## [WORK TO DO]
Skip the pictures. Transcribe the rest of the data below without changing a word.

== THE RECORDS ==

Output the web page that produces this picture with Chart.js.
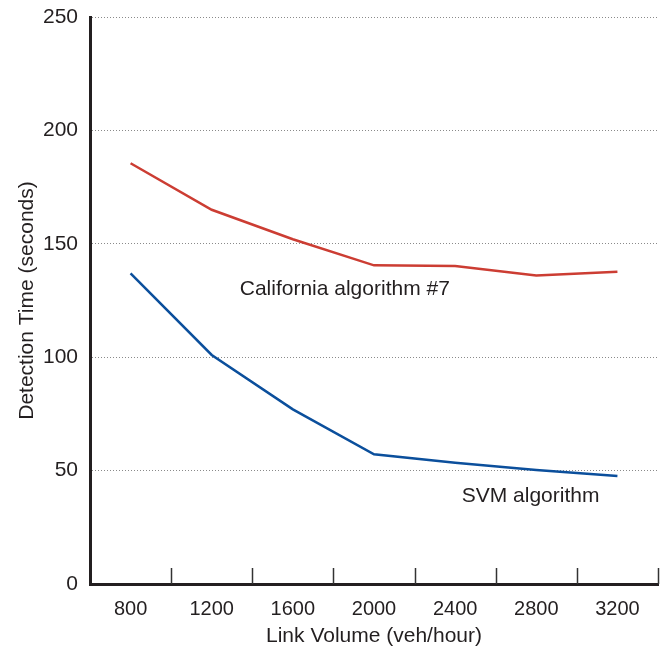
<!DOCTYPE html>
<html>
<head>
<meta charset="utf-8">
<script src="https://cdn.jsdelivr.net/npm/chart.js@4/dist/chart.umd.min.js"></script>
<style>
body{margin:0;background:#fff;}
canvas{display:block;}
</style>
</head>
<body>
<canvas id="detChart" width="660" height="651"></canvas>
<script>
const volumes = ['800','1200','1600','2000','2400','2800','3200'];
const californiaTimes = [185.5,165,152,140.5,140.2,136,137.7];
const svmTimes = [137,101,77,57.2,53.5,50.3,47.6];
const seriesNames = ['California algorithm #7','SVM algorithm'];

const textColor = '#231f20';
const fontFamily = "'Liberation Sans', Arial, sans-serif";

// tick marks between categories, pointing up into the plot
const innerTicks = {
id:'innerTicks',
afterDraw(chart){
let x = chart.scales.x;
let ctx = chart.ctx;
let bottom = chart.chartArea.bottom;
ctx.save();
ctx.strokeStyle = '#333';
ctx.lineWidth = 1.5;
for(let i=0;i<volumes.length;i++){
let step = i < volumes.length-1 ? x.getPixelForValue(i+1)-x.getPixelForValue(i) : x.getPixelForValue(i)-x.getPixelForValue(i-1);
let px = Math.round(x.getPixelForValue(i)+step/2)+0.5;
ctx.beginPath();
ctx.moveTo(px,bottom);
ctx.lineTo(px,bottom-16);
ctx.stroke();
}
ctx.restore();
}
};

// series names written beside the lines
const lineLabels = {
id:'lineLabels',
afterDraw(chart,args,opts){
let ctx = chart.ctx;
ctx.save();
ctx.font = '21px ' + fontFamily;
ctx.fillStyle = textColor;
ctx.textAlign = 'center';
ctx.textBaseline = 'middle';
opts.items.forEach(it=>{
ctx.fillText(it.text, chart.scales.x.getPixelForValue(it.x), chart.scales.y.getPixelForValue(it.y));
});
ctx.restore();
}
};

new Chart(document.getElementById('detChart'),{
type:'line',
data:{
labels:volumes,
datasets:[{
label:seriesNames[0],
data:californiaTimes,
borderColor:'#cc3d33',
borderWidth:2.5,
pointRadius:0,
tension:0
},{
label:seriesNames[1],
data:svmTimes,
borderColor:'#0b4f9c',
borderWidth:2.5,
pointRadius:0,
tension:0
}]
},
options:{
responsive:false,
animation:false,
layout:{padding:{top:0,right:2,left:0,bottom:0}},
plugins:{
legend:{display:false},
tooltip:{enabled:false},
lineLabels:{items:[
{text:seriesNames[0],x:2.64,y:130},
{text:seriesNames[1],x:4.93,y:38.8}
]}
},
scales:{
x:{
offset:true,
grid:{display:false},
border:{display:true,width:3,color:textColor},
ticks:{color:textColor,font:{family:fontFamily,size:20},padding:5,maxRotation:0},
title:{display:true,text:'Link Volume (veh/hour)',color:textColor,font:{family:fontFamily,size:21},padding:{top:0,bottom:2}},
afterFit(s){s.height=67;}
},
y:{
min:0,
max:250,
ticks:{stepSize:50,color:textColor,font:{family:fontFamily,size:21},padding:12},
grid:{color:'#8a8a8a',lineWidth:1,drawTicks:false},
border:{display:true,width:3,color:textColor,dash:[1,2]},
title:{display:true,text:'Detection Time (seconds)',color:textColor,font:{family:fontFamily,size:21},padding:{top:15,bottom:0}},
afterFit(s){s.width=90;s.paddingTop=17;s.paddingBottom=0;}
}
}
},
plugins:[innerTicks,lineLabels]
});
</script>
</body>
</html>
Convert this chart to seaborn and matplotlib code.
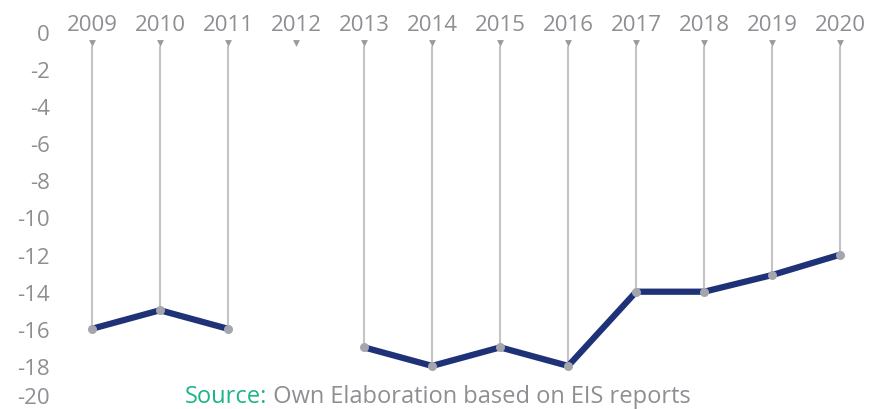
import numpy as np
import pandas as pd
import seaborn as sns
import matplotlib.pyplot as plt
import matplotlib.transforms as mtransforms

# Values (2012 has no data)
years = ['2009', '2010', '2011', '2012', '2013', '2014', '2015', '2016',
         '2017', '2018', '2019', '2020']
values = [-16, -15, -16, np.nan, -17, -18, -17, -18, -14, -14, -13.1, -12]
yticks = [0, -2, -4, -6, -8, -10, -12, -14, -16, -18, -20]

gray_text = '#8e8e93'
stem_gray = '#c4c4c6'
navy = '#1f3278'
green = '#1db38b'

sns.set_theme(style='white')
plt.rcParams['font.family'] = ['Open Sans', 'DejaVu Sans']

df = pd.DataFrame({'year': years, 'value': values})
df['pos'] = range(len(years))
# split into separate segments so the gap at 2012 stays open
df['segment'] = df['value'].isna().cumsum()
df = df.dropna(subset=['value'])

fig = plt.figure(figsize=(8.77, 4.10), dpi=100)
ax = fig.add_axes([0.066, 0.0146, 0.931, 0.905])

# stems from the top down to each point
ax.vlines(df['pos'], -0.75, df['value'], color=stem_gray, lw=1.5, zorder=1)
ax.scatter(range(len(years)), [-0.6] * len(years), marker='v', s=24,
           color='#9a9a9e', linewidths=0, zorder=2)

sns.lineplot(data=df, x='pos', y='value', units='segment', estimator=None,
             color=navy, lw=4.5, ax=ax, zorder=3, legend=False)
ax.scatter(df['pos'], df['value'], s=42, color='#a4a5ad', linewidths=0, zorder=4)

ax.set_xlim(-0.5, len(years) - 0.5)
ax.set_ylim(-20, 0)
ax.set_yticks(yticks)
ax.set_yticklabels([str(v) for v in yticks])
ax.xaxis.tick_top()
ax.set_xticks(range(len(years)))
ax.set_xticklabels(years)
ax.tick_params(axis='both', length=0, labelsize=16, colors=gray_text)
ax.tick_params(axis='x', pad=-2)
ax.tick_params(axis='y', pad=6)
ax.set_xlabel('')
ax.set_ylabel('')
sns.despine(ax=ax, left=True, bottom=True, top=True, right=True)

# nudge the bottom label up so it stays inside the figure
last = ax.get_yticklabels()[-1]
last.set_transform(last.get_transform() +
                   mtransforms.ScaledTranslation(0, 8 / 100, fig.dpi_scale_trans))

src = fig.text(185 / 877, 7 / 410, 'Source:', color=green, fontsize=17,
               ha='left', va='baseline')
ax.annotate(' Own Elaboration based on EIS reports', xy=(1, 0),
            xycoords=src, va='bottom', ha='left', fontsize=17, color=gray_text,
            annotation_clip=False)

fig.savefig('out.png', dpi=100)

===

## [TASK OUTPUT]
Output the web page that produces this picture with Chart.js.
<!DOCTYPE html>
<html>
<head>
<meta charset="utf-8">
<script src="https://cdn.jsdelivr.net/npm/chart.js@4/dist/chart.umd.min.js"></script>
<style>
body{margin:0;background:#fff;}
canvas{display:block;}
</style>
</head>
<body>
<canvas id="detChart" width="660" height="651"></canvas>
<script>
const volumes = ['800','1200','1600','2000','2400','2800','3200'];
const californiaTimes = [185.5,165,152,140.5,140.2,136,137.7];
const svmTimes = [137,101,77,57.2,53.5,50.3,47.6];
const seriesNames = ['California algorithm #7','SVM algorithm'];

const textColor = '#231f20';
const fontFamily = "'Liberation Sans', Arial, sans-serif";

// tick marks between categories, pointing up into the plot
const innerTicks = {
id:'innerTicks',
afterDraw(chart){
let x = chart.scales.x;
let ctx = chart.ctx;
let bottom = chart.chartArea.bottom;
ctx.save();
ctx.strokeStyle = '#333';
ctx.lineWidth = 1.5;
for(let i=0;i<volumes.length;i++){
let step = i < volumes.length-1 ? x.getPixelForValue(i+1)-x.getPixelForValue(i) : x.getPixelForValue(i)-x.getPixelForValue(i-1);
let px = Math.round(x.getPixelForValue(i)+step/2)+0.5;
ctx.beginPath();
ctx.moveTo(px,bottom);
ctx.lineTo(px,bottom-16);
ctx.stroke();
}
ctx.restore();
}
};

// series names written beside the lines
const lineLabels = {
id:'lineLabels',
afterDraw(chart,args,opts){
let ctx = chart.ctx;
ctx.save();
ctx.font = '21px ' + fontFamily;
ctx.fillStyle = textColor;
ctx.textAlign = 'center';
ctx.textBaseline = 'middle';
opts.items.forEach(it=>{
ctx.fillText(it.text, chart.scales.x.getPixelForValue(it.x), chart.scales.y.getPixelForValue(it.y));
});
ctx.restore();
}
};

new Chart(document.getElementById('detChart'),{
type:'line',
data:{
labels:volumes,
datasets:[{
label:seriesNames[0],
data:californiaTimes,
borderColor:'#cc3d33',
borderWidth:2.5,
pointRadius:0,
tension:0
},{
label:seriesNames[1],
data:svmTimes,
borderColor:'#0b4f9c',
borderWidth:2.5,
pointRadius:0,
tension:0
}]
},
options:{
responsive:false,
animation:false,
layout:{padding:{top:0,right:2,left:0,bottom:0}},
plugins:{
legend:{display:false},
tooltip:{enabled:false},
lineLabels:{items:[
{text:seriesNames[0],x:2.64,y:130},
{text:seriesNames[1],x:4.93,y:38.8}
]}
},
scales:{
x:{
offset:true,
grid:{display:false},
border:{display:true,width:3,color:textColor},
ticks:{color:textColor,font:{family:fontFamily,size:20},padding:5,maxRotation:0},
title:{display:true,text:'Link Volume (veh/hour)',color:textColor,font:{family:fontFamily,size:21},padding:{top:0,bottom:2}},
afterFit(s){s.height=67;}
},
y:{
min:0,
max:250,
ticks:{stepSize:50,color:textColor,font:{family:fontFamily,size:21},padding:12},
grid:{color:'#8a8a8a',lineWidth:1,drawTicks:false},
border:{display:true,width:3,color:textColor,dash:[1,2]},
title:{display:true,text:'Detection Time (seconds)',color:textColor,font:{family:fontFamily,size:21},padding:{top:15,bottom:0}},
afterFit(s){s.width=90;s.paddingTop=17;s.paddingBottom=0;}
}
}
},
plugins:[innerTicks,lineLabels]
});
</script>
</body>
</html>
Convert this chart to seaborn and matplotlib code.
import numpy as np
import pandas as pd
import seaborn as sns
import matplotlib.pyplot as plt
import matplotlib.transforms as mtransforms

# Values (2012 has no data)
years = ['2009', '2010', '2011', '2012', '2013', '2014', '2015', '2016',
         '2017', '2018', '2019', '2020']
values = [-16, -15, -16, np.nan, -17, -18, -17, -18, -14, -14, -13.1, -12]
yticks = [0, -2, -4, -6, -8, -10, -12, -14, -16, -18, -20]

gray_text = '#8e8e93'
stem_gray = '#c4c4c6'
navy = '#1f3278'
green = '#1db38b'

sns.set_theme(style='white')
plt.rcParams['font.family'] = ['Open Sans', 'DejaVu Sans']

df = pd.DataFrame({'year': years, 'value': values})
df['pos'] = range(len(years))
# split into separate segments so the gap at 2012 stays open
df['segment'] = df['value'].isna().cumsum()
df = df.dropna(subset=['value'])

fig = plt.figure(figsize=(8.77, 4.10), dpi=100)
ax = fig.add_axes([0.066, 0.0146, 0.931, 0.905])

# stems from the top down to each point
ax.vlines(df['pos'], -0.75, df['value'], color=stem_gray, lw=1.5, zorder=1)
ax.scatter(range(len(years)), [-0.6] * len(years), marker='v', s=24,
           color='#9a9a9e', linewidths=0, zorder=2)

sns.lineplot(data=df, x='pos', y='value', units='segment', estimator=None,
             color=navy, lw=4.5, ax=ax, zorder=3, legend=False)
ax.scatter(df['pos'], df['value'], s=42, color='#a4a5ad', linewidths=0, zorder=4)

ax.set_xlim(-0.5, len(years) - 0.5)
ax.set_ylim(-20, 0)
ax.set_yticks(yticks)
ax.set_yticklabels([str(v) for v in yticks])
ax.xaxis.tick_top()
ax.set_xticks(range(len(years)))
ax.set_xticklabels(years)
ax.tick_params(axis='both', length=0, labelsize=16, colors=gray_text)
ax.tick_params(axis='x', pad=-2)
ax.tick_params(axis='y', pad=6)
ax.set_xlabel('')
ax.set_ylabel('')
sns.despine(ax=ax, left=True, bottom=True, top=True, right=True)

# nudge the bottom label up so it stays inside the figure
last = ax.get_yticklabels()[-1]
last.set_transform(last.get_transform() +
                   mtransforms.ScaledTranslation(0, 8 / 100, fig.dpi_scale_trans))

src = fig.text(185 / 877, 7 / 410, 'Source:', color=green, fontsize=17,
               ha='left', va='baseline')
ax.annotate(' Own Elaboration based on EIS reports', xy=(1, 0),
            xycoords=src, va='bottom', ha='left', fontsize=17, color=gray_text,
            annotation_clip=False)

fig.savefig('out.png', dpi=100)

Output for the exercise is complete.